Data shown:
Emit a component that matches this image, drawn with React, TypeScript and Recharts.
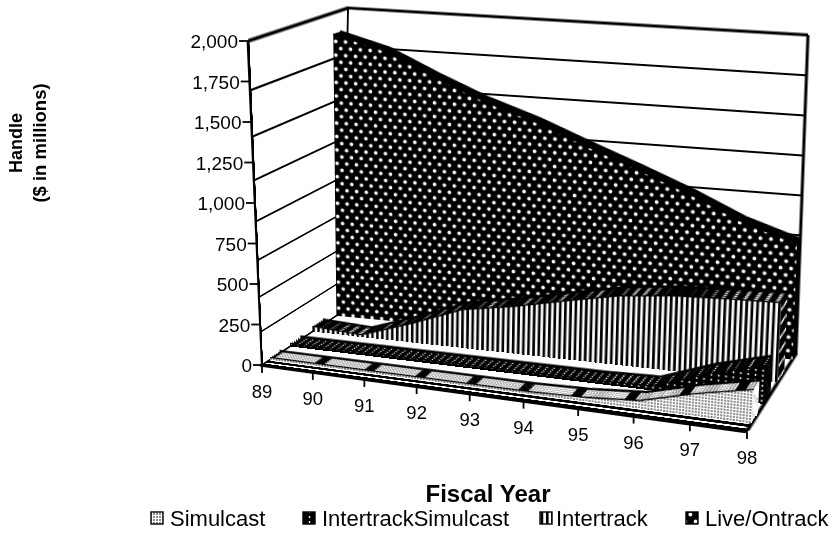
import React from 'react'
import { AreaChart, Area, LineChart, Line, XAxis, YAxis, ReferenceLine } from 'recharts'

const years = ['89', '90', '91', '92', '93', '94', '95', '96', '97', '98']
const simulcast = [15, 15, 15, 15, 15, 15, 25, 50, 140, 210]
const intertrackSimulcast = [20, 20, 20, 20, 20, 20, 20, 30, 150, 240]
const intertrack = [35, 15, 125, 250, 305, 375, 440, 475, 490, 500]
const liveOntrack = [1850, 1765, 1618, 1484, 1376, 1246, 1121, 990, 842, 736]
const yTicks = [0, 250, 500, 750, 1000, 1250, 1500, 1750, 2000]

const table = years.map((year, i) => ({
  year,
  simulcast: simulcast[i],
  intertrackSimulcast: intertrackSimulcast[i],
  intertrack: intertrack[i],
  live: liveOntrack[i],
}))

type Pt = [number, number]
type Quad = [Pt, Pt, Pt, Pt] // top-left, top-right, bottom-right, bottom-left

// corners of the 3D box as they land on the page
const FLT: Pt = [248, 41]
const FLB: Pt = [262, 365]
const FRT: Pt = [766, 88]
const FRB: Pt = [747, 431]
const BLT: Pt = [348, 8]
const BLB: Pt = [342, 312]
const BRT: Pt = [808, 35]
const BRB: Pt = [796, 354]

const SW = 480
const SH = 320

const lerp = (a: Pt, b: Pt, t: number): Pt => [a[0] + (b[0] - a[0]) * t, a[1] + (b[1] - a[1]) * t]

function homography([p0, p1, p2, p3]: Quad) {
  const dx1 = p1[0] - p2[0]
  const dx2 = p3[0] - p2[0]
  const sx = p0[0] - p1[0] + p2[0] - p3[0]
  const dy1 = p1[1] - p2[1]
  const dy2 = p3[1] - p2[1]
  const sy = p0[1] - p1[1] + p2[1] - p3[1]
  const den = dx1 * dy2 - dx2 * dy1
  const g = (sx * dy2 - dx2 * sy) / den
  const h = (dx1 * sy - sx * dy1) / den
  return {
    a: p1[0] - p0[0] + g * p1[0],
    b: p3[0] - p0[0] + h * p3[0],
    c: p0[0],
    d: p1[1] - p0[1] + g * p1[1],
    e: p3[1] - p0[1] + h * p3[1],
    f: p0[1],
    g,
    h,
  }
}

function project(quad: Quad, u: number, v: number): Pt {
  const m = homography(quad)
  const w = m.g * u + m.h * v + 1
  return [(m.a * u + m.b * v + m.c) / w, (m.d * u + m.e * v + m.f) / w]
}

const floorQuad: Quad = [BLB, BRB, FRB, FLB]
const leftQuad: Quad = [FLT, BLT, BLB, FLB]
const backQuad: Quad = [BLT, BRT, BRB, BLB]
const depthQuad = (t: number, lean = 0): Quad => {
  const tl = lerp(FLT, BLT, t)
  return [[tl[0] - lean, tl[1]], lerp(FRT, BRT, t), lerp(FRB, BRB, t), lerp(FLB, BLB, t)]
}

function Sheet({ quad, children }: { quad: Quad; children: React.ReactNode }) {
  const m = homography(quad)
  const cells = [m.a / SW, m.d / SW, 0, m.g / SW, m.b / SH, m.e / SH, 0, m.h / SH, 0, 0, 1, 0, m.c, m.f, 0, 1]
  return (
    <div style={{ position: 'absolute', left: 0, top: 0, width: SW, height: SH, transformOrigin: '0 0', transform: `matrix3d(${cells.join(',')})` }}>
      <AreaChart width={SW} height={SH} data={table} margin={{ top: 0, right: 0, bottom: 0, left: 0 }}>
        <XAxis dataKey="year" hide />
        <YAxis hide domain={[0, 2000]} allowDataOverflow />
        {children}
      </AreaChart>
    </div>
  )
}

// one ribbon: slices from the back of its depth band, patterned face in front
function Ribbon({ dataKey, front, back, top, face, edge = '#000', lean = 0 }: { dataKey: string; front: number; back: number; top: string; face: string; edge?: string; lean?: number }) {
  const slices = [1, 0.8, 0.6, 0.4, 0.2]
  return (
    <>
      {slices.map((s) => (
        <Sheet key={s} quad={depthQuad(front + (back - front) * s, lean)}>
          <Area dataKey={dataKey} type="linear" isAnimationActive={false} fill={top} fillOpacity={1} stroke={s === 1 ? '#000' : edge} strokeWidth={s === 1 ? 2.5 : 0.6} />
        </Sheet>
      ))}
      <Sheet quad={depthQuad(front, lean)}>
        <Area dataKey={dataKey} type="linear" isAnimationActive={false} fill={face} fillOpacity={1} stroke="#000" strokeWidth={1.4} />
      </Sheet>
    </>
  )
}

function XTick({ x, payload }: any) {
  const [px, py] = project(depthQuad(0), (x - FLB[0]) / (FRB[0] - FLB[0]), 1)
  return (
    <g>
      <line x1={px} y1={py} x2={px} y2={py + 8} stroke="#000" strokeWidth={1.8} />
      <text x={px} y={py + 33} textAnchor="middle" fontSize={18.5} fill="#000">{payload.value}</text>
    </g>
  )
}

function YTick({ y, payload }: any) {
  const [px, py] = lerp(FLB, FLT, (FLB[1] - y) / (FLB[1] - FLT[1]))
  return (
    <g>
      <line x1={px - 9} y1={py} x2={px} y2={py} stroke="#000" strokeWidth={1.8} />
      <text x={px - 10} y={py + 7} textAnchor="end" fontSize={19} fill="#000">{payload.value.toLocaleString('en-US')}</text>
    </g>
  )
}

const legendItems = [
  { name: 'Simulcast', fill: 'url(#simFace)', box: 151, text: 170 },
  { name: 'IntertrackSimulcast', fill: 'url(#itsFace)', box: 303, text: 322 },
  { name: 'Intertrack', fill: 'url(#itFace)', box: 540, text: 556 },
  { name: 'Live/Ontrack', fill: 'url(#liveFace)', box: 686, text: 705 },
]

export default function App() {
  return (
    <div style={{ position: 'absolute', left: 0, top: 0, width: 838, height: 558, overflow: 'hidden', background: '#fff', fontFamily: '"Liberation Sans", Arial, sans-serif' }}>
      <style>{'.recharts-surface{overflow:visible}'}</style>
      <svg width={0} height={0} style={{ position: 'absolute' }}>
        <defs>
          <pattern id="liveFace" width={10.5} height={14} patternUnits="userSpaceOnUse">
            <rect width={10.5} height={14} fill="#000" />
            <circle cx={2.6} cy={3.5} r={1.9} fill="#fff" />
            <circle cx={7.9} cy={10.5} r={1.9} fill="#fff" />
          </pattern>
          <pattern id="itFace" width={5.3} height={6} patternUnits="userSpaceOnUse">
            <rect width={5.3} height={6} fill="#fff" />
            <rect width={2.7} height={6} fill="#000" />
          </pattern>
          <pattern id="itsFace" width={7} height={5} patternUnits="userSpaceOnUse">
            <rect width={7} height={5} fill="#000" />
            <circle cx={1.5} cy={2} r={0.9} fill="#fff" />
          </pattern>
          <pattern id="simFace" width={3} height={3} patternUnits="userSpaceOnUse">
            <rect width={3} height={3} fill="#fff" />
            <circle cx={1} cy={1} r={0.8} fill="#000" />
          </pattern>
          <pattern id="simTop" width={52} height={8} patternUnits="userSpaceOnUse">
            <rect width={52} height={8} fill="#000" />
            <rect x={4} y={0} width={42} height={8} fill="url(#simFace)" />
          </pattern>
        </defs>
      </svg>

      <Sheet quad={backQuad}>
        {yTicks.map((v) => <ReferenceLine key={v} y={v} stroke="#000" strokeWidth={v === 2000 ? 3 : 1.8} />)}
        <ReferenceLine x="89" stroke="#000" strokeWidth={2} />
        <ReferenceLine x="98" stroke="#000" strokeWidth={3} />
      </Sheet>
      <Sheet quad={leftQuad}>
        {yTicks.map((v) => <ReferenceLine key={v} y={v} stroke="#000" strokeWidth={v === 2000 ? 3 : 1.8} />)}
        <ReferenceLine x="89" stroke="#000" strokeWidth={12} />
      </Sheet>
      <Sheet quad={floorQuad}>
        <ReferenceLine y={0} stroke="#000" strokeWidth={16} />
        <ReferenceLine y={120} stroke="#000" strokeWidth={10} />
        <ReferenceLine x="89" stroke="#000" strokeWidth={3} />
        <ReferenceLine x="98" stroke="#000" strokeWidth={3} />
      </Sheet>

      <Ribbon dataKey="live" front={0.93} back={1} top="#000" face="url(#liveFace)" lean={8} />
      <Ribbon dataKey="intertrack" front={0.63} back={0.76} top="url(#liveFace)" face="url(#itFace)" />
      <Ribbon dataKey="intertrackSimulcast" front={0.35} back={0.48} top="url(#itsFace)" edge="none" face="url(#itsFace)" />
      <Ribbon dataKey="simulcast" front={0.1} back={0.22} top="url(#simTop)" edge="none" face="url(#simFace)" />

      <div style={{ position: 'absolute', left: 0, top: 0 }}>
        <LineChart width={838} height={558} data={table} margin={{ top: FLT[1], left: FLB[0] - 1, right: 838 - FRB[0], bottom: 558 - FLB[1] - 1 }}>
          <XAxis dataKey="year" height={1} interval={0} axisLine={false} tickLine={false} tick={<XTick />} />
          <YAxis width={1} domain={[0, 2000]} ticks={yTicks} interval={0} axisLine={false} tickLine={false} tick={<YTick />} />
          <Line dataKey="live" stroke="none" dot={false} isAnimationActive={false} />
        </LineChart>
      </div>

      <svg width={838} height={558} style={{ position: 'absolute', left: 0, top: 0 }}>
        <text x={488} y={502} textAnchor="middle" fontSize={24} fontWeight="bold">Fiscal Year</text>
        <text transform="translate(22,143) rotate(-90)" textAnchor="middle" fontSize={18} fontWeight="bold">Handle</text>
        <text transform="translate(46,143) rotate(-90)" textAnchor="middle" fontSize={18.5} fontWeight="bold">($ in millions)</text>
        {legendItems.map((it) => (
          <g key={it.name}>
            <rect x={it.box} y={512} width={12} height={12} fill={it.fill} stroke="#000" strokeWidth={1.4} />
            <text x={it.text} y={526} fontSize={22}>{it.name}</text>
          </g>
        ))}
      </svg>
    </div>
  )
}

To be done: From the first line above to the line containing "type Quad = [Pt, Pt, Pt, Pt]", repeat each line exactly. Pictures stay out.

Result:
Emit a component that matches this image, drawn with React, TypeScript and Recharts.
import React from 'react'
import { AreaChart, Area, LineChart, Line, XAxis, YAxis, ReferenceLine } from 'recharts'

const years = ['89', '90', '91', '92', '93', '94', '95', '96', '97', '98']
const simulcast = [15, 15, 15, 15, 15, 15, 25, 50, 140, 210]
const intertrackSimulcast = [20, 20, 20, 20, 20, 20, 20, 30, 150, 240]
const intertrack = [35, 15, 125, 250, 305, 375, 440, 475, 490, 500]
const liveOntrack = [1850, 1765, 1618, 1484, 1376, 1246, 1121, 990, 842, 736]
const yTicks = [0, 250, 500, 750, 1000, 1250, 1500, 1750, 2000]

const table = years.map((year, i) => ({
  year,
  simulcast: simulcast[i],
  intertrackSimulcast: intertrackSimulcast[i],
  intertrack: intertrack[i],
  live: liveOntrack[i],
}))

type Pt = [number, number]
type Quad = [Pt, Pt, Pt, Pt] // top-left, top-right, bottom-right, bottom-left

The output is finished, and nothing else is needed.